== DIRECTIVE ==
Print the material below exactly as it stands, please, from its first line to the line holding "y_order = lan[:12]", with no pictures.

★ ★ ★

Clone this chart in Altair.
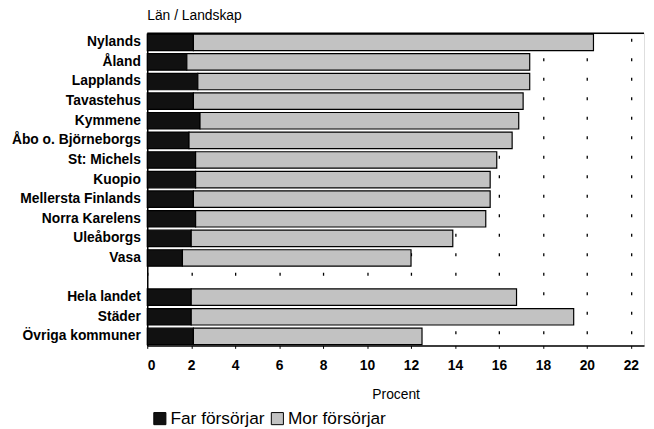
import altair as alt
import pandas as pd

# Categories (top to bottom), blank row separates the two groups
lan = ["Nylands", "Åland", "Lapplands", "Tavastehus", "Kymmene",
       "Åbo o. Björneborgs", "St: Michels", "Kuopio", "Mellersta Finlands",
       "Norra Karelens", "Uleåborgs", "Vasa",
       "Hela landet", "Städer", "Övriga kommuner"]
# Series values (percent)
far = [2.1, 1.8, 2.3, 2.1, 2.4, 1.9, 2.2, 2.2, 2.1, 2.2, 2.0, 1.6, 2.0, 2.0, 2.1]
mor = [18.2, 15.6, 15.1, 15.0, 14.5, 14.7, 13.7, 13.4, 13.5, 13.2, 11.9, 10.4, 14.8, 17.4, 10.4]
series = ["Far försörjar", "Mor försörjar"]
ticks = list(range(0, 23, 2))

y_order = lan[:12] + [" "] + lan[12:]

rows = []
for i, name in enumerate(lan):
    rows.append({"Län": name, "Typ": series[0], "Procent": far[i], "ord": 0})
    rows.append({"Län": name, "Typ": series[1], "Procent": mor[i], "ord": 1})
df = pd.DataFrame(rows)

W, H = 503, 316
FONT = "Liberation Sans"

bars = alt.Chart(df).mark_bar(stroke="black", strokeWidth=1.2).encode(
    x=alt.X("Procent:Q", stack="zero",
            scale=alt.Scale(domain=[0, 22.6], nice=False, zero=True),
            axis=alt.Axis(values=ticks, title="Procent", format="d",
                          grid=True, gridColor="black", gridDash=[3, 16.75],
                          gridDashOffset=8,
                          gridWidth=1.3, gridOpacity=1,
                          domainColor="black", domainWidth=1.5,
                          tickColor="black", tickSize=3,
                          labelFont=FONT, labelFontSize=14, labelFontWeight="bold",
                          labelColor="black", labelPadding=10,
                          titleFont=FONT, titleFontSize=14, titleFontWeight="normal",
                          titleColor="black", titlePadding=16)),
    y=alt.Y("Län:N", sort=y_order,
            scale=alt.Scale(domain=y_order, paddingInner=0.16, paddingOuter=0.04),
            axis=alt.Axis(title=None, ticks=False, domain=True, domainColor="black",
                          domainWidth=1.5, labelFont=FONT, labelFontSize=14,
                          labelFontWeight="bold", labelColor="black", labelPadding=7)),
    color=alt.Color("Typ:N",
                    scale=alt.Scale(domain=series, range=["#111111", "#c2c2c2"]),
                    legend=alt.Legend(title=None, orient="none", legendX=4, legendY=381,
                                      direction="horizontal", symbolType="square",
                                      symbolSize=150, symbolStrokeColor="black",
                                      symbolStrokeWidth=1, symbolOpacity=1,
                                      labelFont=FONT, labelFontSize=17.5,
                                      labelColor="black", labelOffset=2,
                                      columnPadding=4)),
    order=alt.Order("ord:Q"),
)

top_line = alt.Chart(pd.DataFrame({"a": [0]})).mark_rule(
    color="black", strokeWidth=1.5
).encode(y=alt.value(0), x=alt.value(0), x2=alt.value(W))

chart = alt.layer(bars, top_line).properties(
    width=W, height=H,
    title=alt.TitleParams("Län / Landskap", anchor="start", frame="group", font=FONT,
                          fontSize=14, fontWeight="normal", color="black", offset=10),
    autosize=alt.AutoSizeParams(type="none"),
    padding={"left": 141, "top": 23, "right": 2, "bottom": 82},
).configure_view(stroke=None).configure(background="white")

chart.save("out.html", embed_options={"renderer": "svg", "actions": False})
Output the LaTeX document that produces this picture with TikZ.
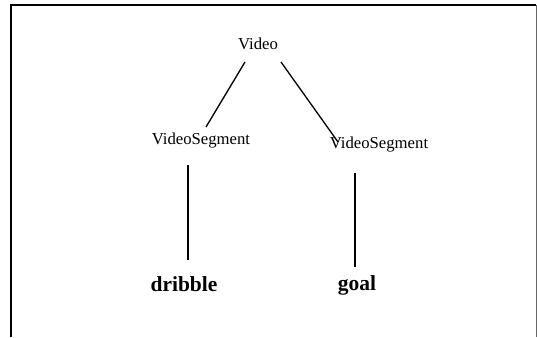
\documentclass[tikz,border=0pt]{standalone}
\usepackage{fontspec}
\setmainfont{Liberation Serif}
\begin{document}
\begin{tikzpicture}[x=1pt,y=-1pt,
  lbl/.style={inner sep=0pt,font=\fontsize{16.7}{18}\selectfont},
  leaf/.style={inner sep=0pt,font=\fontsize{21.5}{23}\selectfont\bfseries},
  edge/.style={line width=1.3pt}]
\useasboundingbox (0,0) rectangle (537,337);
\fill[white] (0,0) rectangle (537,337);
\draw[line width=2pt] (11,337) -- (11,5) -- (536,5);
\draw[line width=1pt, black!60] (536,5) -- (536,337);
\node[lbl] (v) at (258,44) {Video};
\node[lbl] (s1) at (201,141) {VideoSegment};
\node[lbl] (s2) at (379,145) {VideoSegment};
\node[leaf] (d) at (184,284) {dribble};
\node[leaf] (g) at (357,285) {goal};
\coordinate (v1) at (245,62);
\coordinate (v2) at (281,62);
\coordinate (a1) at (206,127);
\coordinate (a2) at (338,142);
\coordinate (b1) at (188,165);
\coordinate (c1) at (188,260);
\coordinate (b2) at (355,173);
\coordinate (c2) at (355,267);
\draw[edge] (v1) -- (a1);
\draw[edge] (v2) -- (a2);
\draw[edge] (b1) -- (c1);
\draw[edge] (b2) -- (c2);
\end{tikzpicture}
\end{document}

★ ★ ★

== ANSWER TO THE EXERCISE ==
Clone this chart in Altair.
import altair as alt
import pandas as pd

# Categories (top to bottom), blank row separates the two groups
lan = ["Nylands", "Åland", "Lapplands", "Tavastehus", "Kymmene",
       "Åbo o. Björneborgs", "St: Michels", "Kuopio", "Mellersta Finlands",
       "Norra Karelens", "Uleåborgs", "Vasa",
       "Hela landet", "Städer", "Övriga kommuner"]
# Series values (percent)
far = [2.1, 1.8, 2.3, 2.1, 2.4, 1.9, 2.2, 2.2, 2.1, 2.2, 2.0, 1.6, 2.0, 2.0, 2.1]
mor = [18.2, 15.6, 15.1, 15.0, 14.5, 14.7, 13.7, 13.4, 13.5, 13.2, 11.9, 10.4, 14.8, 17.4, 10.4]
series = ["Far försörjar", "Mor försörjar"]
ticks = list(range(0, 23, 2))

y_order = lan[:12] + [" "] + lan[12:]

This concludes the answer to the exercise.